Tea Party blasts media coverage of protests and alleged racist hurls

Tea party turns into Klan rally — or so the headline of an opinion piece published by the Baltimore Examiner screamed to readers on Monday after weekend reports that Tea Partiers had hurled racial and homophobic slurs at black and gay congressmen.

Despite the absence of any video footage of the alleged remarks, a number of media outlets have used the reports to accuse the 25,000-plus activists who showed up to the Capitol this weekend of hating not simply President Obama’s health-care bill, but all black people. Unsurprisingly, the Tea Partiers reject this characterization.

“The media ran with these allegations and made that practically the only mention of the event,” said Brendan Steinhauser, a FreedomWorks staffer who organized the weekend’s rallies and said he’s “furious at the coverage.”

“It’s so preposterous that they try to make the whole movement to look like this, even if there was an incident, which there is no proof of,” Steinhauser added. He said there were a number of black people on stage at the Saturday protest, but “do you think people went up there and booed them or yelled racial epithets at them? No.”

On Saturday, a spokesman for Rep. Emanuel Cleaver said that a protestor was detained — and then released — by police after spitting on the congressman. The spokesman also claimed that protesters also hurled racial epithets at Reps. John Lewis, Georgia Democrat, and Andre Carson, Indiana Democrat. A number of reporters claimed to have also heard protesters hurl an anti-gay slur at Rep. Barney Frank, an openly gay Democrat from Massachusetts.

According to an Associated Press report, Carson told a reporter that as he left the Cannon House Office Building the crowd chanted “the N-word, the N-word, 15 times.” Even though video footage of the incident shows a rowdy crowd, none exists that show activists in a racial tirade.

In the Baltimore Examiner story, Melinda Lancaster wrote, “the behavior displayed at Saturday’s rally included an array of racial slurs and anti-gay chants along with spitting and other outlandish actions. This lends proof to the fact that these rallies are no longer ‘harmless’ but ‘hateful’ and have taken on the same demeanor as a Ku Klux Klan rally.”

In another piece, the Huffington Post’s Sam Stein wrote that a reporter questioned black Rep.
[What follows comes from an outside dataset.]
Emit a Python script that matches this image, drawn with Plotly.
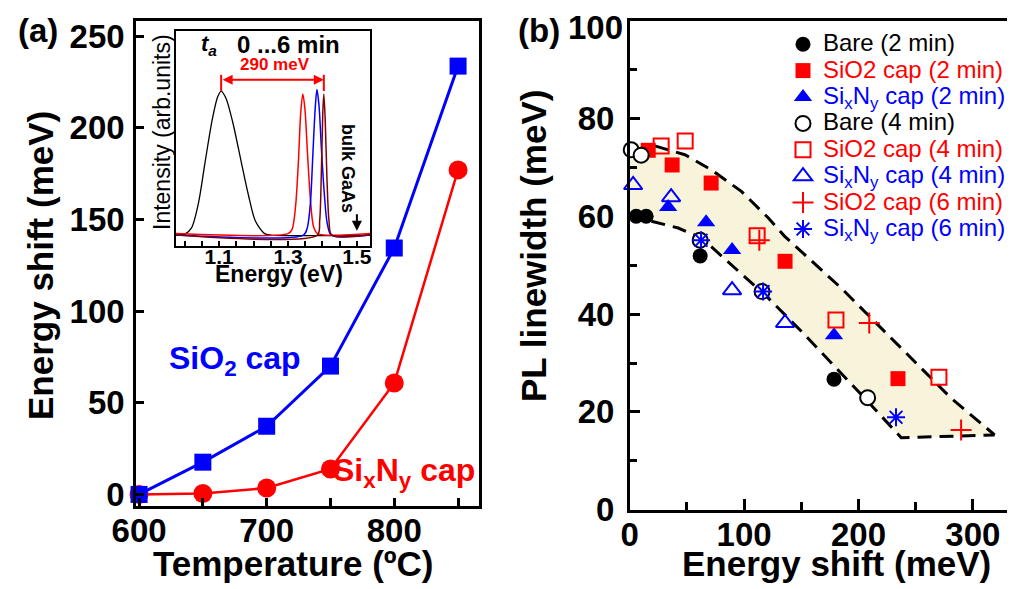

James Clyburn * on if he “wanted an apology from the group of Republican lawmakers who had addressed the crowd and, in many ways, played on their worst fears of health-care legislation, the Democratic Party and the president.” Chicago Sun-Times columnist Mary Mitchell wrote, “Many African Americans had already suspected some of these people are more opposed to the skin color of the man in the White House than they were to the president’s political ideology.”

The New York Daily News offered this suggestion to the Tea Party: “They might want to think about renaming it the Nastea Party.”

“I’ve never really been convinced of this, but Sunday I think I became convinced,” Steinhauser said. “There are elements of the media who want to tar us as racists, who want to discredit us, because they support the Obama agenda and that’s the only thing they can use when that many people show up to hurt us.”

MSNBC has been a villain of the Tea Partiers, with hosts like Dylan Ratigan and Keith Olbermann, who said Monday night, “if racism is not the whole of the Tea Party, it is in its heart.” But after Olbermann recently criticized activists for their lack of diversity, the Dallas Tea Party group produced a video bringing attention to NBC’s all-white line up.